Material provided:
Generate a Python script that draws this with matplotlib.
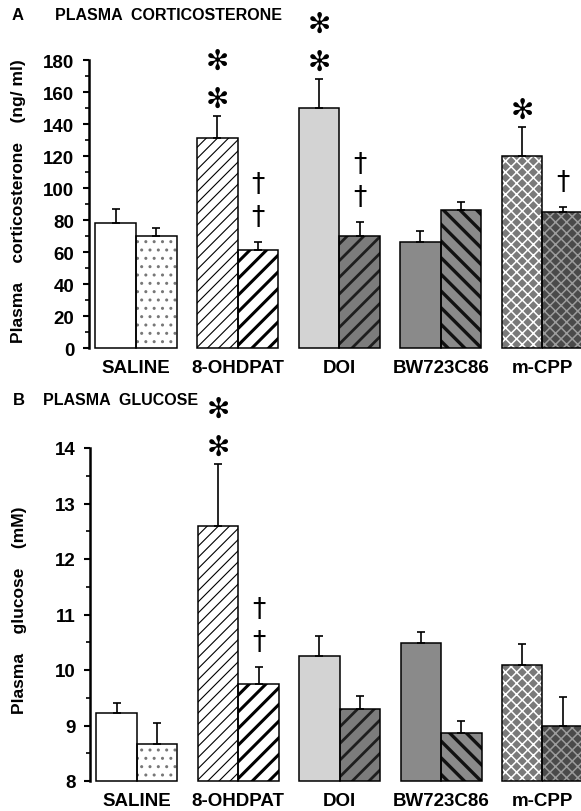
import matplotlib

matplotlib.use("Agg")
import matplotlib.pyplot as plt
import numpy as np
from matplotlib.ticker import MultipleLocator

# ── Data ──
groups = ["SALINE", "8-OHDPAT", "DOI", "BW723C86", "m-CPP"]

# Panel A: plasma corticosterone (ng/ml); first bar = agonist alone, second = + antagonist
cort_first = [78, 131, 150, 66, 120]
cort_first_sem = [9, 14, 18, 7, 18]
cort_second = [70, 61, 70, 86, 85]
cort_second_sem = [5, 5, 9, 5, 3]
cort_stars = [0, 2, 2, 0, 1]
cort_daggers = [0, 2, 2, 0, 1]

# Panel B: plasma glucose (mM)
glu_first = [9.23, 12.59, 10.25, 10.48, 10.09]
glu_first_sem = [0.18, 1.12, 0.37, 0.20, 0.37]
glu_second = [8.66, 9.75, 9.30, 8.86, 9.00]
glu_second_sem = [0.38, 0.30, 0.23, 0.23, 0.51]
glu_stars = [0, 2, 0, 0, 0]
glu_daggers = [0, 2, 0, 0, 0]

# (face, hatch, hatch colour, hatch linewidth)
FIRST_STYLES = [
    ("white", "", "black", 1.0),
    ("white", "///", "black", 0.8),
    ("#d3d3d3", "", "black", 1.0),
    ("#8a8a8a", "", "black", 1.0),
    ("#7a7a7a", "xxx", "white", 1.1),
]
SECOND_STYLES = [
    ("white", "..", "#777777", 1.0),
    ("white", "//", "black", 2.2),
    ("#7c7c7c", "//", "#1e1e1e", 2.0),
    ("#8a8a8a", "\\\\", "#111111", 2.4),
    ("#4a4a4a", "xxx", "#9c9c9c", 1.1),
]

FONT = "Liberation Sans"
BAR_W = 0.4
PX = 0.72  # pixels -> points at dpi 100


def draw_bar(ax, x, h, base, style):
    face, hatch, hcol, hlw = style
    with plt.rc_context({"hatch.linewidth": hlw}):
        b = ax.bar(x, h - base, BAR_W, bottom=base, color=face, edgecolor=hcol,
                   hatch=hatch, linewidth=0, zorder=2, clip_on=False)
        for p in b:
            if hasattr(p, "set_hatch_linewidth"):
                p.set_hatch_linewidth(hlw)
    ax.bar(x, h - base, BAR_W, bottom=base, fill=False, edgecolor="black",
           linewidth=1.1, zorder=3, clip_on=False)


def marks(ax, x, top, n, glyph, first_px, step_px, size):
    for k in range(n):
        ax.annotate(glyph, xy=(x, top), xytext=(0, (first_px + k * step_px) * PX),
                    textcoords="offset points", ha="center", va="center",
                    fontsize=size, family=["DejaVu Sans"], annotation_clip=False)


def panel(ax, first, first_sem, second, second_sem, stars, daggers, ylim, major, minor):
    x = np.arange(len(groups))
    base = ylim[0]
    for i in range(len(groups)):
        draw_bar(ax, x[i] - BAR_W / 2, first[i], base, FIRST_STYLES[i])
        draw_bar(ax, x[i] + BAR_W / 2, second[i], base, SECOND_STYLES[i])
    zeros = [0] * len(groups)
    for xs, v, s in [(x - BAR_W / 2, first, first_sem), (x + BAR_W / 2, second, second_sem)]:
        ax.errorbar(xs, v, yerr=[zeros, s], fmt="none", ecolor="black",
                    elinewidth=1.2, capsize=3, capthick=1.2, zorder=4, clip_on=False)
    for i in range(len(groups)):
        marks(ax, x[i] - BAR_W / 2, first[i] + first_sem[i], stars[i], "\u273b",
              17, 38, 20)
        marks(ax, x[i] + BAR_W / 2, second[i] + second_sem[i], daggers[i], "\u2020",
              25, 33, 19)

    ax.set_xlim(-0.463, 4.38)
    ax.set_ylim(*ylim)
    for side in ["top", "right", "bottom"]:
        ax.spines[side].set_visible(False)
    ax.spines["left"].set_linewidth(1.8)
    ax.yaxis.set_major_locator(MultipleLocator(major))
    ax.yaxis.set_minor_locator(MultipleLocator(minor))
    ax.tick_params(axis="y", which="major", length=4.5, width=1.5, pad=6,
                   labelsize=13.5)
    ax.tick_params(axis="y", which="minor", length=3, width=1.2)
    ax.set_xticks(x)
    ax.set_xticklabels(groups)
    ax.tick_params(axis="x", length=0, pad=8, labelsize=13.5)
    for t in ax.get_xticklabels() + ax.get_yticklabels():
        t.set_fontweight("bold")
        t.set_family(FONT)
    ax.patch.set_alpha(0)


fig = plt.figure(figsize=(5.81, 8.12), dpi=100)
ax1 = fig.add_axes([89 / 581, 1 - 349 / 812, 1 - 89 / 581, 288 / 812])
ax2 = fig.add_axes([90 / 581, 1 - 782 / 812, 1 - 90 / 581, 333 / 812])

panel(ax1, cort_first, cort_first_sem, cort_second, cort_second_sem,
      cort_stars, cort_daggers, (0, 180), 20, 10)
panel(ax2, glu_first, glu_first_sem, glu_second, glu_second_sem,
      glu_stars, glu_daggers, (8, 14), 1, 0.5)

txt = dict(fontweight="bold", family=FONT, va="center")
fig.text(12 / 581, 1 - 16 / 812, "A", fontsize=12, **txt)
fig.text(55 / 581, 1 - 16 / 812, "PLASMA  CORTICOSTERONE", fontsize=11.5, **txt)
fig.text(13 / 581, 1 - 401 / 812, "B", fontsize=12, **txt)
fig.text(43 / 581, 1 - 401 / 812, "PLASMA  GLUCOSE", fontsize=11.5, **txt)

fig.text(19 / 581, 1 - 201 / 812, "Plasma    corticosterone    (ng/ ml)", rotation=90,
         ha="center", fontsize=12.5, **txt)
fig.text(20 / 581, 1 - 610 / 812, "Plasma    glucose    (mM)", rotation=90,
         ha="center", fontsize=12.5, **txt)

fig.savefig("out.png", dpi=100)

Stated task:
Pictures in the data above should not be copied; transcribe everything else exactly.

Solved problem:
Generate a Python script that draws this with matplotlib.
import matplotlib

matplotlib.use("Agg")
import matplotlib.pyplot as plt
import numpy as np
from matplotlib.ticker import MultipleLocator

# ── Data ──
groups = ["SALINE", "8-OHDPAT", "DOI", "BW723C86", "m-CPP"]

# Panel A: plasma corticosterone (ng/ml); first bar = agonist alone, second = + antagonist
cort_first = [78, 131, 150, 66, 120]
cort_first_sem = [9, 14, 18, 7, 18]
cort_second = [70, 61, 70, 86, 85]
cort_second_sem = [5, 5, 9, 5, 3]
cort_stars = [0, 2, 2, 0, 1]
cort_daggers = [0, 2, 2, 0, 1]

# Panel B: plasma glucose (mM)
glu_first = [9.23, 12.59, 10.25, 10.48, 10.09]
glu_first_sem = [0.18, 1.12, 0.37, 0.20, 0.37]
glu_second = [8.66, 9.75, 9.30, 8.86, 9.00]
glu_second_sem = [0.38, 0.30, 0.23, 0.23, 0.51]
glu_stars = [0, 2, 0, 0, 0]
glu_daggers = [0, 2, 0, 0, 0]

# (face, hatch, hatch colour, hatch linewidth)
FIRST_STYLES = [
    ("white", "", "black", 1.0),
    ("white", "///", "black", 0.8),
    ("#d3d3d3", "", "black", 1.0),
    ("#8a8a8a", "", "black", 1.0),
    ("#7a7a7a", "xxx", "white", 1.1),
]
SECOND_STYLES = [
    ("white", "..", "#777777", 1.0),
    ("white", "//", "black", 2.2),
    ("#7c7c7c", "//", "#1e1e1e", 2.0),
    ("#8a8a8a", "\\\\", "#111111", 2.4),
    ("#4a4a4a", "xxx", "#9c9c9c", 1.1),
]

FONT = "Liberation Sans"
BAR_W = 0.4
PX = 0.72  # pixels -> points at dpi 100


def draw_bar(ax, x, h, base, style):
    face, hatch, hcol, hlw = style
    with plt.rc_context({"hatch.linewidth": hlw}):
        b = ax.bar(x, h - base, BAR_W, bottom=base, color=face, edgecolor=hcol,
                   hatch=hatch, linewidth=0, zorder=2, clip_on=False)
        for p in b:
            if hasattr(p, "set_hatch_linewidth"):
                p.set_hatch_linewidth(hlw)
    ax.bar(x, h - base, BAR_W, bottom=base, fill=False, edgecolor="black",
           linewidth=1.1, zorder=3, clip_on=False)


def marks(ax, x, top, n, glyph, first_px, step_px, size):
    for k in range(n):
        ax.annotate(glyph, xy=(x, top), xytext=(0, (first_px + k * step_px) * PX),
                    textcoords="offset points", ha="center", va="center",
                    fontsize=size, family=["DejaVu Sans"], annotation_clip=False)


def panel(ax, first, first_sem, second, second_sem, stars, daggers, ylim, major, minor):
    x = np.arange(len(groups))
    base = ylim[0]
    for i in range(len(groups)):
        draw_bar(ax, x[i] - BAR_W / 2, first[i], base, FIRST_STYLES[i])
        draw_bar(ax, x[i] + BAR_W / 2, second[i], base, SECOND_STYLES[i])
    zeros = [0] * len(groups)
    for xs, v, s in [(x - BAR_W / 2, first, first_sem), (x + BAR_W / 2, second, second_sem)]:
        ax.errorbar(xs, v, yerr=[zeros, s], fmt="none", ecolor="black",
                    elinewidth=1.2, capsize=3, capthick=1.2, zorder=4, clip_on=False)
    for i in range(len(groups)):
        marks(ax, x[i] - BAR_W / 2, first[i] + first_sem[i], stars[i], "\u273b",
              17, 38, 20)
        marks(ax, x[i] + BAR_W / 2, second[i] + second_sem[i], daggers[i], "\u2020",
              25, 33, 19)

    ax.set_xlim(-0.463, 4.38)
    ax.set_ylim(*ylim)
    for side in ["top", "right", "bottom"]:
        ax.spines[side].set_visible(False)
    ax.spines["left"].set_linewidth(1.8)
    ax.yaxis.set_major_locator(MultipleLocator(major))
    ax.yaxis.set_minor_locator(MultipleLocator(minor))
    ax.tick_params(axis="y", which="major", length=4.5, width=1.5, pad=6,
                   labelsize=13.5)
    ax.tick_params(axis="y", which="minor", length=3, width=1.2)
    ax.set_xticks(x)
    ax.set_xticklabels(groups)
    ax.tick_params(axis="x", length=0, pad=8, labelsize=13.5)
    for t in ax.get_xticklabels() + ax.get_yticklabels():
        t.set_fontweight("bold")
        t.set_family(FONT)
    ax.patch.set_alpha(0)


fig = plt.figure(figsize=(5.81, 8.12), dpi=100)
ax1 = fig.add_axes([89 / 581, 1 - 349 / 812, 1 - 89 / 581, 288 / 812])
ax2 = fig.add_axes([90 / 581, 1 - 782 / 812, 1 - 90 / 581, 333 / 812])

panel(ax1, cort_first, cort_first_sem, cort_second, cort_second_sem,
      cort_stars, cort_daggers, (0, 180), 20, 10)
panel(ax2, glu_first, glu_first_sem, glu_second, glu_second_sem,
      glu_stars, glu_daggers, (8, 14), 1, 0.5)

txt = dict(fontweight="bold", family=FONT, va="center")
fig.text(12 / 581, 1 - 16 / 812, "A", fontsize=12, **txt)
fig.text(55 / 581, 1 - 16 / 812, "PLASMA  CORTICOSTERONE", fontsize=11.5, **txt)
fig.text(13 / 581, 1 - 401 / 812, "B", fontsize=12, **txt)
fig.text(43 / 581, 1 - 401 / 812, "PLASMA  GLUCOSE", fontsize=11.5, **txt)

fig.text(19 / 581, 1 - 201 / 812, "Plasma    corticosterone    (ng/ ml)", rotation=90,
         ha="center", fontsize=12.5, **txt)
fig.text(20 / 581, 1 - 610 / 812, "Plasma    glucose    (mM)", rotation=90,
         ha="center", fontsize=12.5, **txt)

fig.savefig("out.png", dpi=100)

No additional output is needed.